You may recall the story FD Luxe did last year about Dallas’ fabled Playboy Club. The surprisingly wholesome pleasure den (no nudity or touching allowed) lasted five years from the late ’70s to the early ’80s in a high-rise off Central Expressway. The building — now owned by SMU — also hosted the Dallas Cowboys team offices and players Tony Dorsett and Ed “Too Tall” Jones were regulars. Former offensive tackle Ralph Neely was also a big fan.
Well, we received an email update from Bunny Twinky (a.k.a. Karen Kurch, who used Twinky because there was already a Bunny Karen — Karen Criswell Drennan, whose father is former TV news anchor John Criswell) that the club’s former bunnies, bouncers and friends are getting together to relive old times this weekend at the Hyatt Regency Hotel. (Interested? You can find the Dallas bunnies on, where else, Facebook.) One person that we hope makes it is Paul Heckmann. Who, you ask? Heckmann is the former male model and Playboy Club alum who reprised his role from 31 years ago as Patrick Duffy‘s stand-in on Dallas. No, you can’t make this stuff up.
In the spirit of the occasion, we bring back these four pieces of Dallas Playboy Club trivia:
- “When Hugh Hefner visited the club, he had his entourage stand around and flash him with strobes so that when they shot video, it looked like he was being mobbed by photographers.” — former maître d’ “Big” Dan Nolte of Plano
- On the famous rivalry between the Dallas Cowboys Cheerleaders and the Playboy bunnies: “It became a little war. They were jealous of us. You could do a job that paid $15 a game or $300 a night.
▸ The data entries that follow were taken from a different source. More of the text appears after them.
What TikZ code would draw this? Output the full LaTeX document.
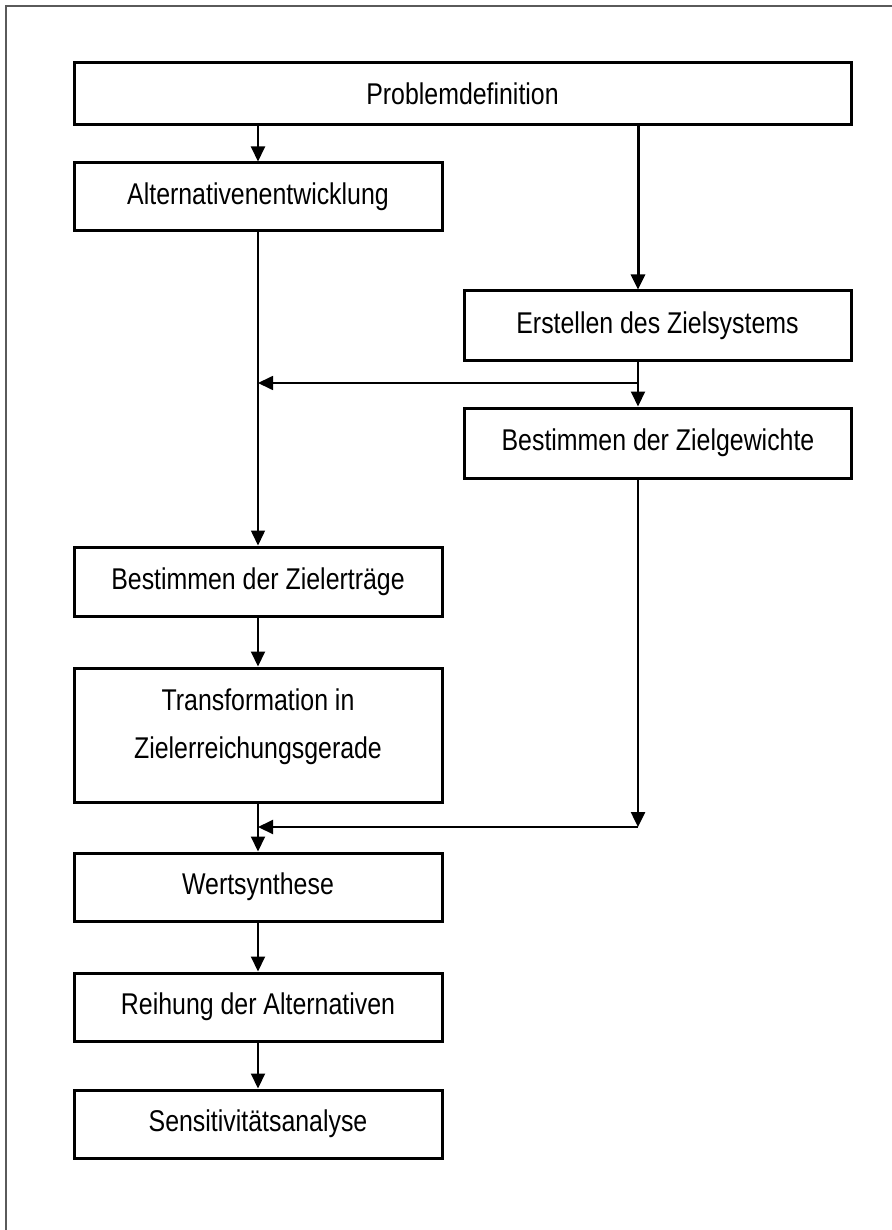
\documentclass[tikz,border=0pt]{standalone}
\usepackage{fontspec}
\setmainfont{Liberation Sans}[FakeStretch=0.83]
\usetikzlibrary{arrows.meta}

\definecolor{framegray}{RGB}{90,90,90}

\tikzset{
  box/.style={draw=black, line width=3pt, fill=white, inner sep=0pt,
    minimum width=368pt, minimum height=68pt,
    font=\fontsize{30}{36}\selectfont},
  widebox/.style={box, minimum width=387pt},
  flow/.style={draw=black, line width=2pt, -{Triangle[length=15pt,width=14pt]}},
  flowthin/.style={flow, line width=1.5pt},
  flowthick/.style={flow, line width=3pt},
}

\begin{document}
\begin{tikzpicture}[x=1pt,y=-1pt]
  \useasboundingbox (0,0) rectangle (891,1230);

  % outer frame (only top and left edges lie within the page)
  \draw[framegray, line width=2pt] (6,1240) -- (6,6) -- (900,6);

  % process steps
  \node[box, minimum width=777pt, minimum height=62pt] (prob) at (462.5,94) {Problemdefinition};
  \node[box] (alt)  at (258,197)   {Alternativenentwicklung};
  \node[widebox, minimum height=69pt] (zsys) at (657.5,325.5) {Erstellen des Zielsystems};
  \node[widebox, minimum height=70pt] (zgew) at (658,443)     {Bestimmen der Zielgewichte};
  \node[box, minimum height=69pt] (zert) at (258,581.5) {Bestimmen der Zielerträge};
  \node[box, minimum height=134pt] (trafo) at (258,735) {};
  \node[font=\fontsize{30}{48}\selectfont, align=center, inner sep=0pt] (trafotxt) at (258,727)
    {Transformation in\\Zielerreichungsgerade};
  \node[box] (wert) at (258,887)  {Wertsynthese};
  \node[box] (reih) at (258,1007) {Reihung der Alternativen};
  \node[box] (sens) at (258,1124) {Sensitivitätsanalyse};

  % helper points on the two flow lanes
  \coordinate (rlane) at (638,0);
  \coordinate (split) at (638,383);
  \coordinate (joinR) at (638,827);
  \coordinate (joinL) at (258,827);
  \coordinate (splitL) at (258,383);

  % left lane
  \draw[flow] (prob.south -| alt.north) -- (alt.north);
  \draw[flowthin] (alt.south) -- (zert.north);
  \draw[flow] (zert.south) -- (trafo.north);
  \draw[flow] (trafo.south) -- (wert.north);
  \draw[flow] (wert.south) -- (reih.north);
  \draw[flow] (reih.south) -- (sens.north);

  % right lane
  \draw[flowthick] (prob.south -| rlane) -- (zsys.north -| rlane);
  \draw[flow] (zsys.south -| rlane) -- (zgew.north -| rlane);
  \draw[flow, line width=1.7pt] (split) -- (splitL);
  \draw[flow, line width=2.5pt] (zgew.south -| rlane) -- (joinR);
  \draw[flow] (joinR) -- (joinL);
\end{tikzpicture}
\end{document}
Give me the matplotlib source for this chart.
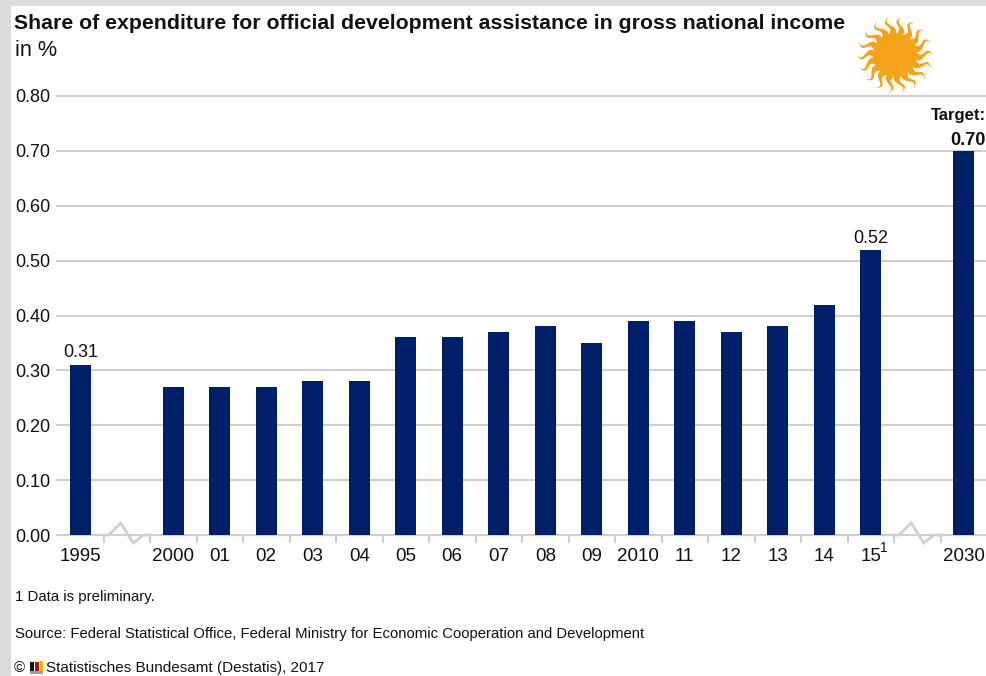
import numpy as np
import matplotlib
matplotlib.use("Agg")
import matplotlib.pyplot as plt
from matplotlib.patches import Polygon, Circle, Rectangle

plt.rcParams['font.family'] = ['Liberation Sans', 'DejaVu Sans']

# None marks the two empty slots where the axis is broken
years = ['1995', '', '2000', '01', '02', '03', '04', '05', '06', '07', '08', '09',
         '2010', '11', '12', '13', '14', '15', '', '2030']
shares = [0.31, None, 0.27, 0.27, 0.27, 0.28, 0.28, 0.36, 0.36, 0.37, 0.38, 0.35,
          0.39, 0.39, 0.37, 0.38, 0.42, 0.52, None, 0.70]
y_ticks = [0.00, 0.10, 0.20, 0.30, 0.40, 0.50, 0.60, 0.70, 0.80]

NAVY = '#001f69'
GREY = '#cfcfcf'
TEXT = '#111111'
W, H = 986, 676


def fig_xy(x, y):
    """pixel position (from top left) to figure coordinates"""
    return x / W, 1 - y / H


def draw_sun(bg, cx, cy, r=22, r_out=38, n=18):
    """Sun logo: disc with wavy tapered rays, drawn in pixel coords"""
    colour = '#f5a31a'
    bg.add_patch(Circle((cx, cy), r, color=colour, lw=0))
    for i in range(n):
        a0 = 2 * np.pi * i / n
        t = np.linspace(0, 1, 20)
        rad = r - 2 + (r_out - r + 2) * t
        ang = a0 + 0.1 * np.sin(t * 2 * np.pi)
        half = 3.6 * (1 - t) + 0.2
        cxs = cx + rad * np.cos(ang)
        cys = cy + rad * np.sin(ang)
        nx, ny = -np.sin(ang), np.cos(ang)
        left = np.column_stack([cxs + half * nx, cys + half * ny])
        right = np.column_stack([cxs - half * nx, cys - half * ny])
        bg.add_patch(Polygon(np.vstack([left, right[::-1]]), color=colour, lw=0))


def draw_break(ax, slot):
    """Zig-zag in the x axis line over an empty slot"""
    trans = ax.get_xaxis_transform()
    # x in slots, y in axes fraction, so the zig-zag follows the axis
    xs = [slot - 0.5, slot - 0.39, slot - 0.13, slot + 0.14, slot + 0.36, slot + 0.5]
    ys = [0, 0, 12 / 439, -8 / 439, 0, 0]
    ax.plot(xs, ys, color=GREY, lw=2, transform=trans, clip_on=False, zorder=1,
            solid_joinstyle='miter')


fig = plt.figure(figsize=(W / 100, H / 100), dpi=100)

# page background, grey strips and the sun live on a full figure pixel axes
bg = fig.add_axes([0, 0, 1, 1])
bg.set_xlim(0, W)
bg.set_ylim(H, 0)
bg.axis('off')
bg.add_patch(Rectangle((0, 0), W, 5.5, color='#dcdcdc', lw=0))
bg.add_patch(Rectangle((0, 0), 11, H, color='#dcdcdc', lw=0))
draw_sun(bg, 895, 55)

# small flag icon in the copyright line
bg.add_patch(Rectangle((29.5, 671), 13.5, 2.5, color='#a0a0a0', lw=0))
bg.add_patch(Rectangle((30, 662), 4, 9, color='#111111', lw=0))
bg.add_patch(Rectangle((35, 662), 3.5, 9, color='#b01020', lw=0))
bg.add_patch(Rectangle((40, 661), 3, 10, color='#f2b800', lw=0))

x0, _ = fig_xy(57, 0)
_, y0 = fig_xy(0, 535)
x1, _ = fig_xy(987, 0)
_, y1 = fig_xy(0, 96)
ax = fig.add_axes([x0, y0, x1 - x0, y1 - y0])
ax.patch.set_alpha(0)

slots = np.arange(len(years))
bar_slots = [s for s, v in zip(slots, shares) if v is not None]
bar_vals = [v for v in shares if v is not None]
ax.bar(bar_slots, bar_vals, width=0.455, color=NAVY, zorder=3)

ax.set_xlim(-0.5, len(years) - 0.5)
ax.set_ylim(0, 0.8)
ax.set_yticks(y_ticks)
ax.set_yticklabels(['%.2f' % v for v in y_ticks], fontsize=13, color=TEXT)
ax.tick_params(axis='y', length=0, pad=5)
ax.grid(axis='y', color=GREY, lw=1.5, zorder=0, clip_on=False)
for line in ax.get_ygridlines():
    line.set_clip_on(False)
ax.set_axisbelow(True)

# ticks between the slots, labels centred on the slots
ax.set_xticks(slots[:-1] + 0.5)
ax.set_xticklabels([])
ax.tick_params(axis='x', which='major', length=6, width=1.5, color=GREY)
ax.set_xticks(slots, minor=True)
ax.set_xticklabels(years, minor=True, fontsize=13.5, color=TEXT)
ax.tick_params(axis='x', which='minor', length=0, pad=9.3)

for side in ['top', 'right', 'left', 'bottom']:
    ax.spines[side].set_visible(False)

# axis base line with the two breaks
ax.plot([-0.5, 0.5], [0, 0], color=GREY, lw=1.5, clip_on=False, zorder=1)
ax.plot([1.5, 17.5], [0, 0], color=GREY, lw=1.5, clip_on=False, zorder=1)
ax.plot([18.5, 19.5], [0, 0], color=GREY, lw=1.5, clip_on=False, zorder=1)
draw_break(ax, 1)
draw_break(ax, 18)

ax.annotate('0.31', (0, shares[0]), xytext=(0, 3), textcoords='offset points',
            ha='center', va='bottom', fontsize=13, color=TEXT)
ax.annotate('0.52', (17, shares[17]), xytext=(0, 2), textcoords='offset points',
            ha='center', va='bottom', fontsize=13, color=TEXT)
ax.annotate('0.70', (19.47, shares[19]), xytext=(0, 1), textcoords='offset points',
            ha='right', va='bottom', fontsize=13, fontweight='bold', color=TEXT,
            annotation_clip=False)
ax.annotate('Target:', (19.47, shares[19]), xytext=(0, 20), textcoords='offset points',
            ha='right', va='bottom', fontsize=12, fontweight='bold', color=TEXT,
            annotation_clip=False)
# footnote marker next to the 15 label
ax.annotate('1', (17, 0), xytext=(6.5, -9), textcoords='offset points',
            ha='left', va='center', fontsize=10, color=TEXT, annotation_clip=False)

fig.text(*fig_xy(14, 23.5), 'Share of expenditure for official development assistance in gross national income',
         fontsize=15.3, fontweight='bold', color=TEXT, va='center', ha='left')
fig.text(*fig_xy(15, 50), 'in %', fontsize=15.6, color=TEXT, va='center', ha='left')

fig.text(*fig_xy(15, 597), '1 Data is preliminary.', fontsize=10.8, color=TEXT, va='center')
fig.text(*fig_xy(15, 634), 'Source: Federal Statistical Office, Federal Ministry for Economic Cooperation and Development',
         fontsize=10.75, color=TEXT, va='center')
fig.text(*fig_xy(14, 668), '\u00a9', fontsize=10.8, color=TEXT, va='center')
fig.text(*fig_xy(46, 668), 'Statistisches Bundesamt (Destatis), 2017', fontsize=11, color=TEXT, va='center')

fig.savefig('out.png', dpi=100)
You pick.” — Bunny Karen
- Sure, the signature Bunny Dip was a ladylike and cleavage-protecting way to serve cocktails, but Bunny Twinky (who shared a house off Greenville Avenue with bunnies Crystal and Cinnamon) says there was also a ritual for presenting cigarettes on a tray: “Open the pack, light one up and slip it halfway back into the pack, filter side in.”
- The most generous tip the maître d’ ever received was a gold watch. He later sold it to buy a wedding ring for his future wife.